Повезло человеку с характером – к примеру, рассказывает он, как вместе с Михалковым, на Николиной горе работал над сценарием фильма о Грибоедове. Целый год! Фильм так и не был снят. Удавиться можно, а Квирикадзе вздохнул, да и взялся за другую работу. Кинематографисты знают, что Ираклий не только сочиняет сам, но и охотно помогает коллегам со сценарием, с монтажом анонимно – его даже нет в титрах. Нельзя сказать, что он любимец Фортуны – особенно если вспомнить рассказ, как его бабушка, провожая внука поступать в Москву во ВГИК, вручила ему пачку долларов, которые его дед надыбал ещё в Баку до революции, снабжая англичан чёрной икрой. Доллары оказались старого образца, их принимали только в Америке, а в родном магазине «Берёзка» у студентов возникли крупные проблемы… Да и международные призы за сценарии не слишком помогли карьере Квирикадзе. Но вот он живёт в своём Гришинском лесничестве, смотрит на огромного лося, бродящего возле его дома, и от души радуется. Мираж «милой Грузии» разбился вдребезги, а осколки остались. Наверное, Ираклия Квирикадзе очень любят дети и животные – так притягательна исходящая от него солнечная сила.
Через всю книгу проходят признания в любви к жене, эксцентричной художнице Томе Стэнко. Младшему сыну Квирикадзе семь лет, так что путём несложных арифметических подсчётов мы понимаем, что зачал он сына в 75 лет. Да-а…

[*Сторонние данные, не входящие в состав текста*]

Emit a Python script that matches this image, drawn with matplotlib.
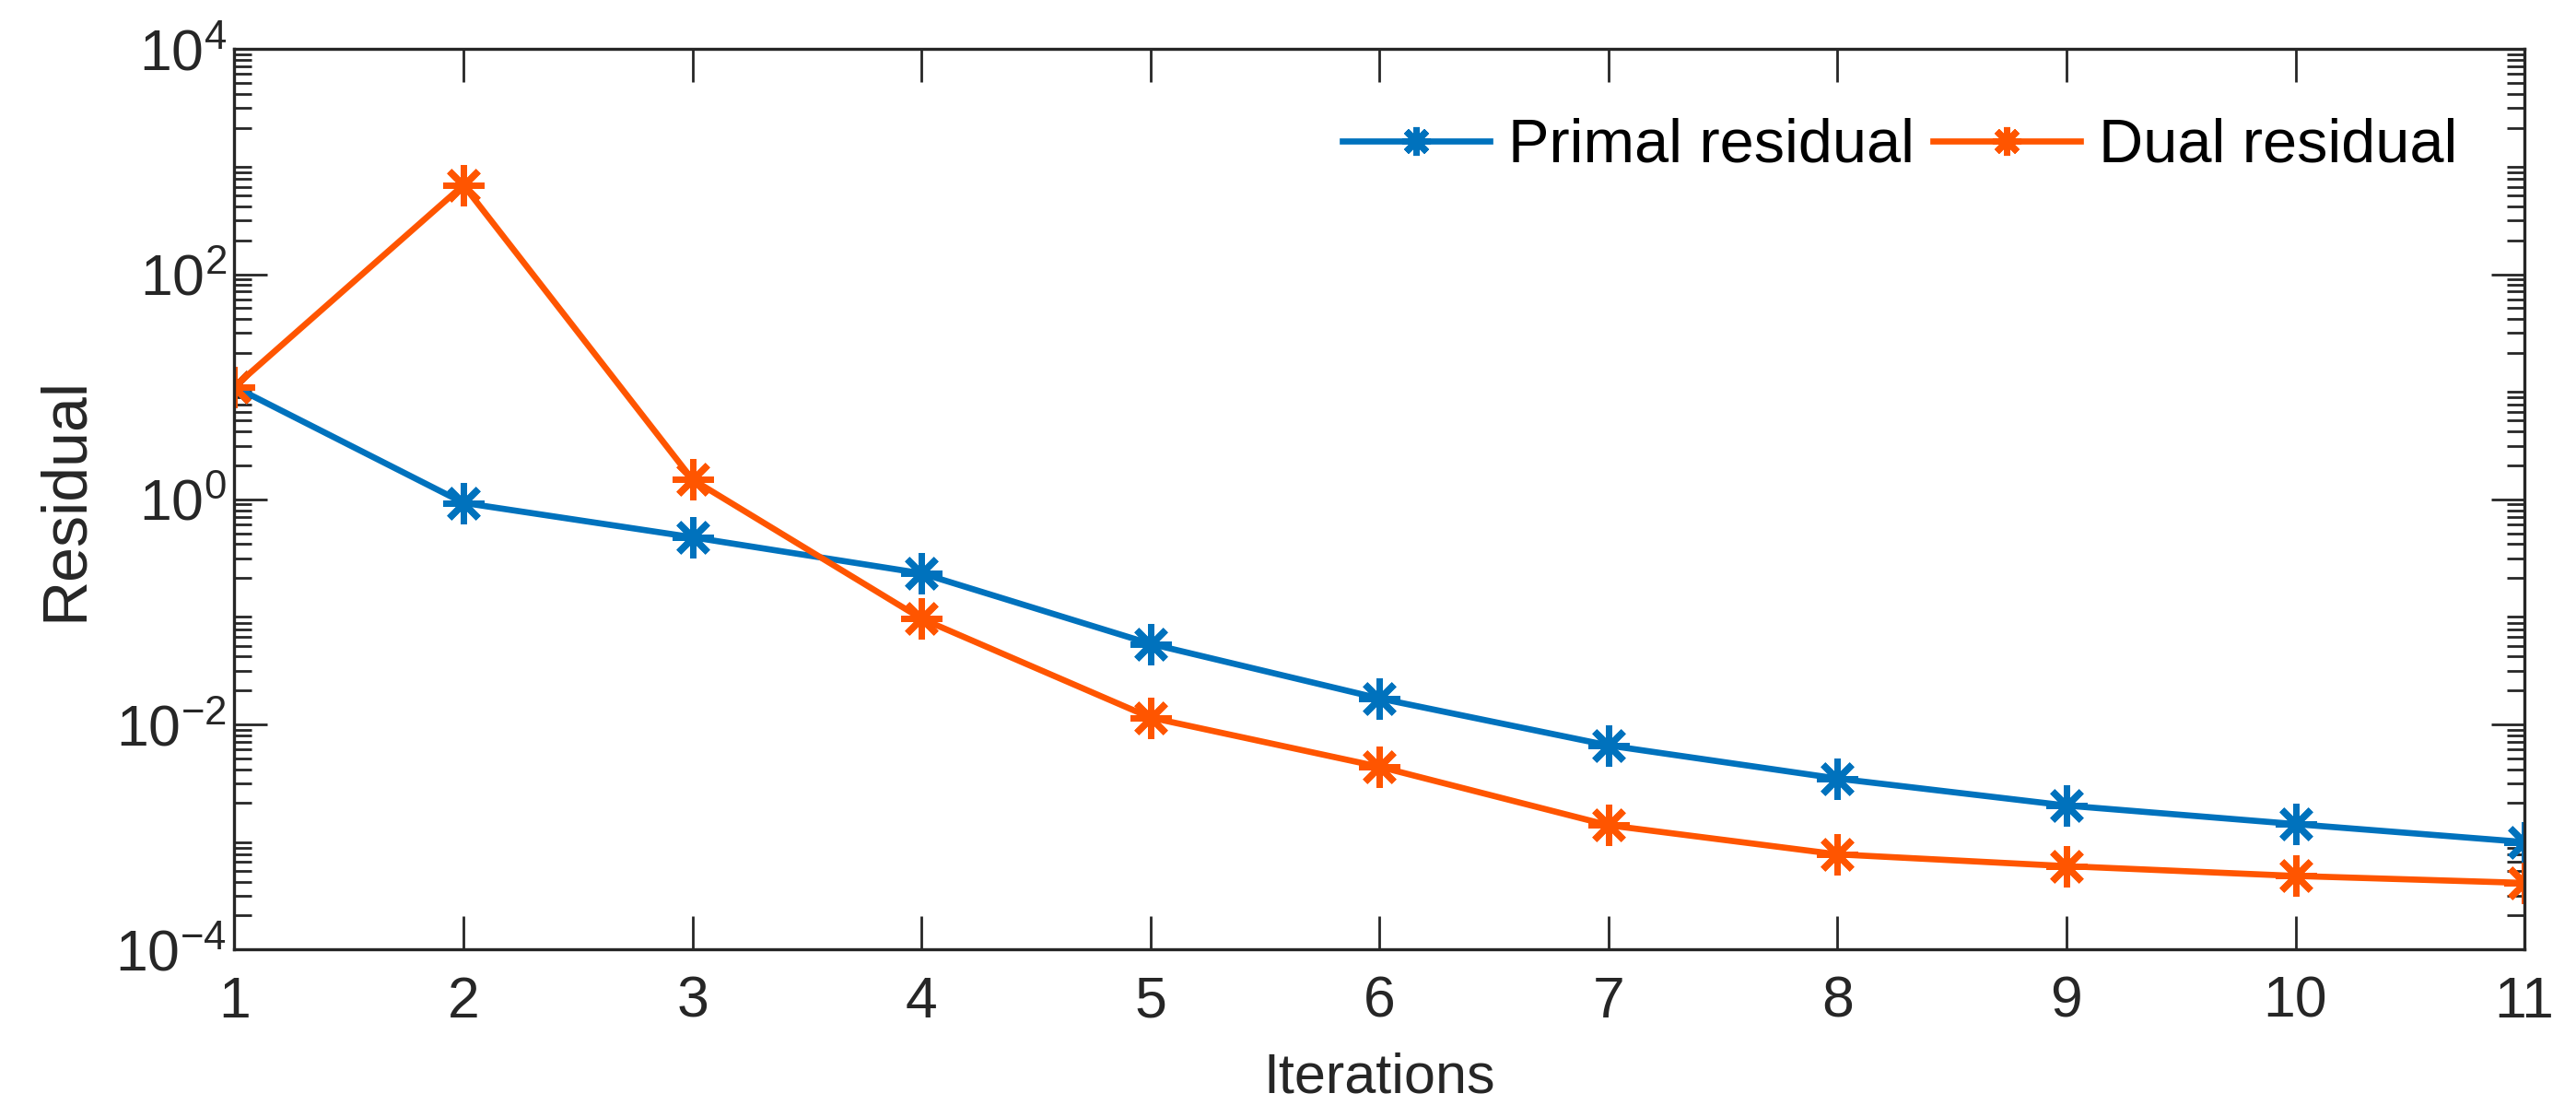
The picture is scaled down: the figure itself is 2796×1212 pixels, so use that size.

Хаотичность композиции книги «Вспомни Тарантино! Или…» мне ничуть не мешала – даже удобно: отвлечёшься, вернёшься, новый остроумный пассаж прочтёшь, и опять можно пойти чайку попить. Конечно, для полного удовольствия надо знать, кто такие все эти Феллини и Параджановы… Квирикадзе ни аналитик, ни философ, он не занят мироосмыслением. Какой смысл в его прелестном (наверное, выдуманном) рассказе про операцию «Антимедведь»? Дело было в 60‑х годах, когда юный Ираклий попал в отряд сборщиц ягод на склонах гор. На женщин стали нападать медведи, любители ягод. Тогда командир придумал специальный костюм из стальных обручей и прочих деталей. Далее следуют описания встречи человека в костюме «Антимедведь» и собственно медведя… это ярко, занимательно, дико смешно, и вопросов «а зачем?» не возникает вовсе.
Затем, что увлекательный рассказ – сам по себе ценность, а Ираклий Квирикадзе – молодец.